There are many opportunities for students to engage and connect with alumni, including the Sophomore Experience Alumni Networking Reception (the highest-level incentive of the program), alumni-student meetings hosted by Wharton External Affairs and the Undergraduate Division, and Career Services’ Discovery Days and mock interviews. Alumni may also serve as company recruiters and promote internships and jobs through the Career Services recruiting platform Handshake.
Students can also get involved with the Wharton Alumni Relations Council (WARC), a student-run organization that works very closely with Wharton Alumni Relations to host alumni events such as brown bag lunches, power dinners, and industry panels.
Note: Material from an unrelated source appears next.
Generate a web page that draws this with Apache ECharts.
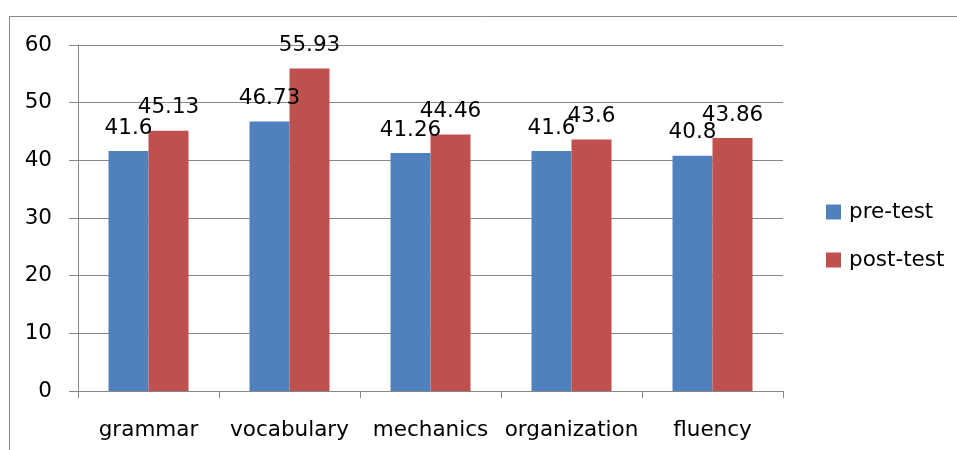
<!DOCTYPE html>
<html>
<head>
<meta charset="utf-8">
<script src="https://cdn.jsdelivr.net/npm/echarts@6/dist/echarts.min.js"></script>
<style>html,body{margin:0;padding:0;background:#fff;}#c{width:957px;height:450px;}</style>
</head>
<body>
<div id="c"></div>
<script>
var categories = ['grammar', 'vocabulary', 'mechanics', 'organization', 'fluency'];
var preTest = [41.6, 46.73, 41.26, 41.6, 40.8];
var postTest = [45.13, 55.93, 44.46, 43.6, 43.86];
var seriesNames = ['pre-test', 'post-test'];
var yTicks = {min: 0, max: 60, interval: 10};

var FONT = 'DejaVu Sans';
var FS = 21.5;
var chart = echarts.init(document.getElementById('c'), null, {renderer: 'canvas'});
var labelStyle = {show: true, position: 'top', distance: 12, color: '#000', fontFamily: FONT, fontSize: FS};
chart.setOption({
  animation: false,
  backgroundColor: '#fff',
  graphic: [{type: 'rect', shape: {x: 9.5, y: 16.5, width: 1000, height: 500}, style: {fill: 'none', stroke: '#8a8a8a', lineWidth: 1}, z: -1}],
  grid: {left: 78, right: 174, top: 45, bottom: 59, containLabel: false},
  legend: {
    orient: 'vertical', left: 821, top: 196, itemWidth: 15, itemHeight: 15, itemGap: 26,
    icon: 'rect',
    textStyle: {fontFamily: FONT, fontSize: FS, color: '#000', padding: [0, 0, 0, 3]},
    data: seriesNames
  },
  xAxis: {
    type: 'category', data: categories,
    axisLine: {lineStyle: {color: '#868686'}},
    axisTick: {show: true, length: 7, interval: 0, lineStyle: {color: '#868686'}},
    axisLabel: {fontFamily: FONT, fontSize: FS, color: '#000', margin: 28, interval: 0}
  },
  yAxis: {
    type: 'value', min: yTicks.min, max: yTicks.max, interval: yTicks.interval,
    axisLine: {show: true, lineStyle: {color: '#868686'}},
    axisTick: {show: true, length: 9, lineStyle: {color: '#868686'}},
    splitLine: {lineStyle: {color: '#868686'}},
    axisLabel: {fontFamily: FONT, fontSize: FS, color: '#000', margin: 26}
  },
  series: [
    {name: seriesNames[0], type: 'bar', data: preTest, barWidth: 40, barGap: '0%', itemStyle: {color: '#4F81BD'}, label: labelStyle},
    {name: seriesNames[1], type: 'bar', data: postTest, barWidth: 40, barGap: '0%', itemStyle: {color: '#C0504D'}, label: labelStyle}
  ]
});
</script>
</body>
</html>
Sponsored by Wharton Alumni Affairs and the Wharton Undergraduate Division, this popular event takes place in the fall semester. Students are able to attend one-hour sessions taught by distinguished Wharton alumni. Examples of past seminars include, “How to Save the World with Your Wharton Degree” and “Managing Your Personal Finances.” If you are a Wharton alum and would like to present a session at the Alumni Colloquia, please contact Joan Adams Hewitt at email@example.com.
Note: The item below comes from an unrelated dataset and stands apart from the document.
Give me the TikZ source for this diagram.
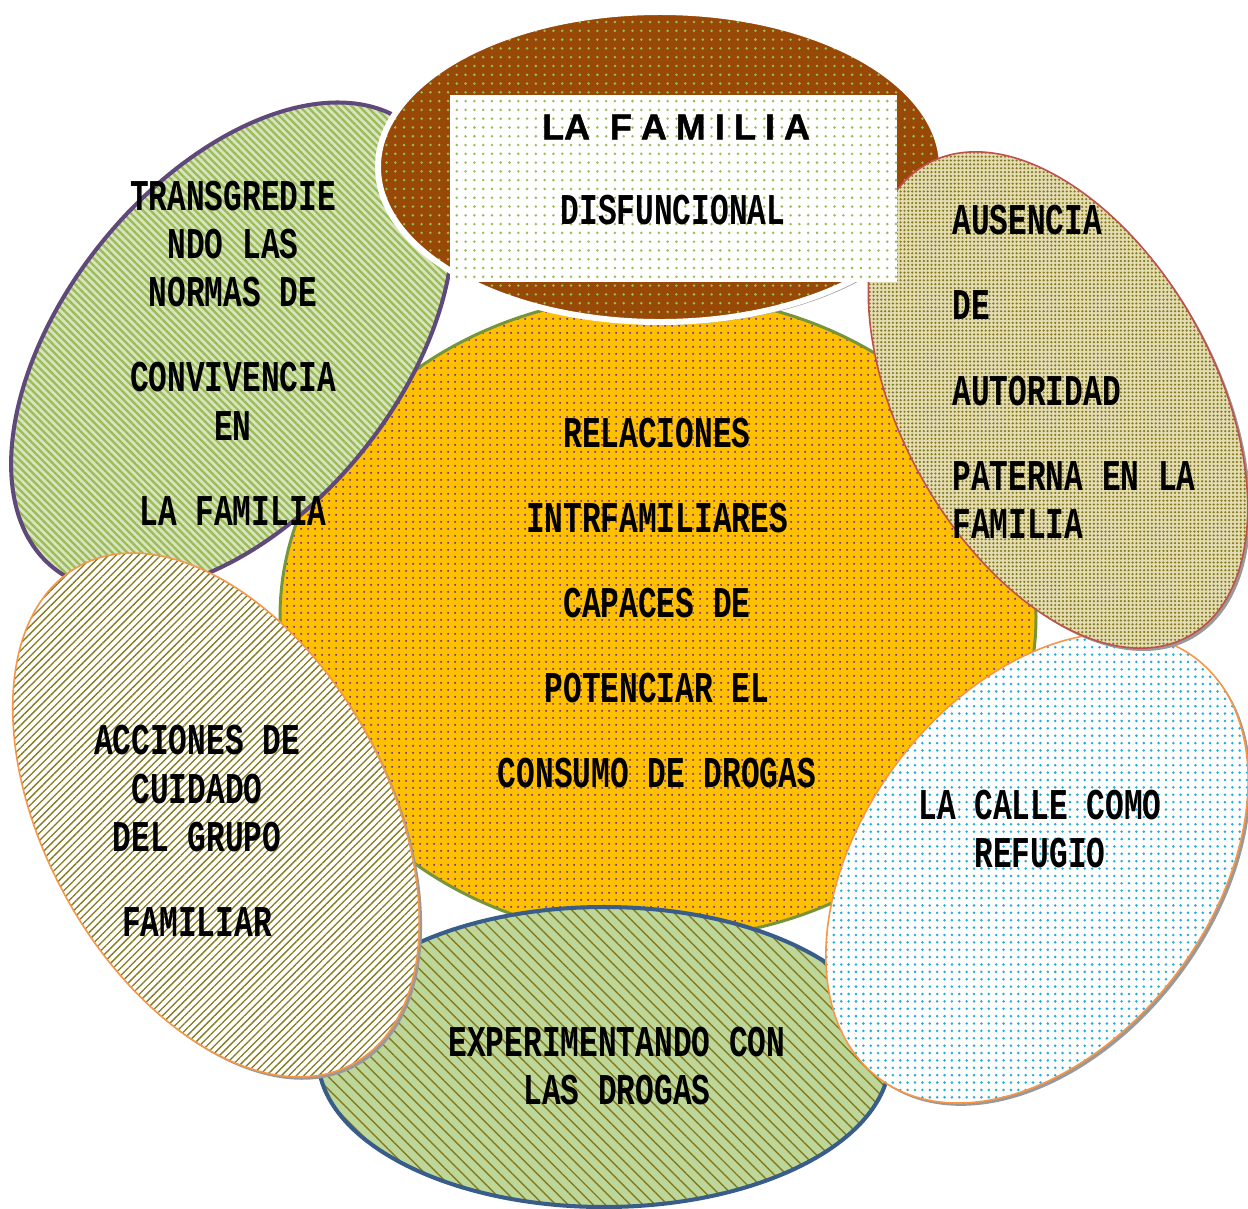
\documentclass[tikz,border=0pt]{standalone}
\usepackage{fontspec}
\usepackage{xcolor}
\usepackage{tikz}
\usetikzlibrary{patterns.meta,shadows}
\newfontfamily\monofont[FakeStretch=0.71]{Liberation Mono}
\newfontfamily\titlefont[FakeBold=1.2]{Liberation Sans}
\definecolor{naranja}{HTML}{FFC000}
\definecolor{morado}{HTML}{7030A0}
\definecolor{oliva}{HTML}{77933C}
\definecolor{cafe}{HTML}{984807}
\definecolor{verde}{HTML}{9BBB59}
\definecolor{verdeclaro}{HTML}{D7E4BD}
\definecolor{violeta}{HTML}{5F497A}
\definecolor{mostaza}{HTML}{857A1E}
\definecolor{naranjaborde}{HTML}{F79646}
\definecolor{rojo}{HTML}{C0504D}
\definecolor{beige}{HTML}{E4DDB4}
\definecolor{celeste}{HTML}{1FAED8}
\definecolor{pasto}{HTML}{BDD79A}
\definecolor{azul}{HTML}{385D8A}
\tikzset{
  sombra/.style={drop shadow={shadow xshift=1.6pt, shadow yshift=-1.6pt, fill=black!40, opacity=1}},
  centro/.style={draw=oliva, line width=1.7pt, preaction={fill=naranja},
    preaction={pattern={Dots[distance=4pt,radius=0.7pt]}, pattern color=morado}},
  familia/.style={sombra, draw=white, line width=3.4pt, preaction={fill=cafe},
    preaction={pattern={Dots[distance=5pt,radius=0.8pt]}, pattern color=verde}},
  titulo/.style={preaction={fill=white},
    preaction={pattern={Dots[distance=5pt,radius=0.8pt]}, pattern color=verde}},
  normas/.style={draw=violeta, line width=2.3pt, preaction={fill=verdeclaro},
    preaction={pattern={Lines[angle=-45,distance=3pt,line width=1.3pt]}, pattern color=verde}},
  cuidado/.style={sombra, draw=naranjaborde, line width=0.9pt, preaction={fill=white},
    preaction={pattern={Lines[angle=45,distance=3pt,line width=0.75pt]}, pattern color=mostaza}},
  autoridad/.style={sombra, draw=rojo, line width=0.9pt, preaction={fill=beige},
    preaction={pattern={Dots[distance=2.2pt,radius=0.7pt]}, pattern color=mostaza}},
  calle/.style={sombra, draw=naranjaborde, line width=0.9pt, preaction={fill=white},
    preaction={pattern={Dots[distance=4.2pt,radius=0.8pt]}, pattern color=celeste}},
  drogas/.style={draw=azul, line width=2.3pt, preaction={fill=pasto},
    preaction={pattern={Lines[angle=-45,distance=5pt,line width=0.8pt]}, pattern color=mostaza}},
  lbl/.style={font=\monofont\bfseries\fontsize{25}{27.5}\selectfont, align=center, text=black, inner sep=0pt},
  tlbl/.style={font=\titlefont\bfseries\fontsize{20.5}{24}\selectfont, text=black, inner sep=0pt}
}
\newcommand{\esp}{\hspace{0.25em}}
\begin{document}
\begin{tikzpicture}[x=0.02cm, y=0.02cm]
  \fill[white] (0,0) rectangle (1248,-1208);
  \useasboundingbox (0,0) rectangle (1248,-1208);

  \path[centro] (658,-617) ellipse [x radius=378, y radius=322];
  \path[drogas] (604,-1057) ellipse [x radius=286, y radius=150];
  \path[calle] (1037,-868) ellipse [x radius=263, y radius=175, rotate=53];
  \path[normas] (232,-347) ellipse [x radius=284, y radius=167, rotate=51];
  \path[cuidado] (216,-815) ellipse [x radius=284, y radius=171, rotate=-61];
  \path[familia] (660,-167) ellipse [x radius=282, y radius=155];
  \path[autoridad] (1058,-400) ellipse [x radius=270, y radius=157, rotate=-61];
  \path[titulo] (450,-95) rectangle (897,-282);

  \node[tlbl] (lafamilia) at (676,-127) {LA\hspace{0.55em}F\esp A\esp M\esp I\esp L\esp I\esp A};
  \node[lbl] (disfuncional) at (673,-210) {DISFUNCIONAL};
  \node[lbl] (relaciones) at (657,-603)
    {RELACIONES\\[21pt]INTRFAMILIARES\\[21pt]CAPACES DE\\[21pt]POTENCIAR EL\\[21pt]CONSUMO DE DROGAS};
  \node[lbl] (transgrediendo) at (233,-353)
    {TRANSGREDIE\\NDO LAS\\NORMAS DE\\[21pt]CONVIVENCIA\\EN\\[21pt]LA FAMILIA};
  \node[lbl, align=left, anchor=west] (ausencia) at (952,-372)
    {AUSENCIA\\[21pt]DE\\[21pt]AUTORIDAD\\[21pt]PATERNA EN LA\\FAMILIA};
  \node[lbl] (acciones) at (197,-831)
    {ACCIONES DE\\CUIDADO\\DEL GRUPO\\[21pt]FAMILIAR};
  \node[lbl] (refugio) at (1040,-829) {LA CALLE COMO\\REFUGIO};
  \node[lbl] (experimentando) at (617,-1066) {EXPERIMENTANDO CON\\LAS DROGAS};
\end{tikzpicture}
\end{document}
Inviting Alumni to Speak at a Club Event
Alumni enjoy the opportunity to speak at undergraduate club events and conferences. You can use Quakernet or the Wharton Directory (also available on the Wharton Connect app) to identify alumni to invite to speak at your events. Please note that all potential speaker names must be submitted and approved through the Speaker Request Management System prior to any outreach or invitations being sent to alumni.
Networking with Alumni
Wharton alumni can serve as supportive connections and resources for learning more about careers or business topics. They are often eager to share their experience and provide advice and are generally pleased to hear from current students. You should feel encouraged to reach out to them using Quakernet or the Wharton Directory and other resources, provided the following guidelines are kept in mind:
- Be professional, courteous, and prepared.
- Take time to research appropriate information before communicating with alumni.
- Make calls or send emails individually, as contacting multiple alumni at once could be interpreted as spamming.
- Be clear in communicating your agenda early, and stick to it.
- Do not start any communications with alumni by sending your résumé or requesting a job or internship.
- Do not solicit individual alumni for gifts or club funding (see the Corporate Sponsorship and Solicitation Policy for more information).
- Remember that alumni are busy and may not respond to your contact immediately. Allow them time to respond.
- Follow up; a brief thank you note is always appreciated.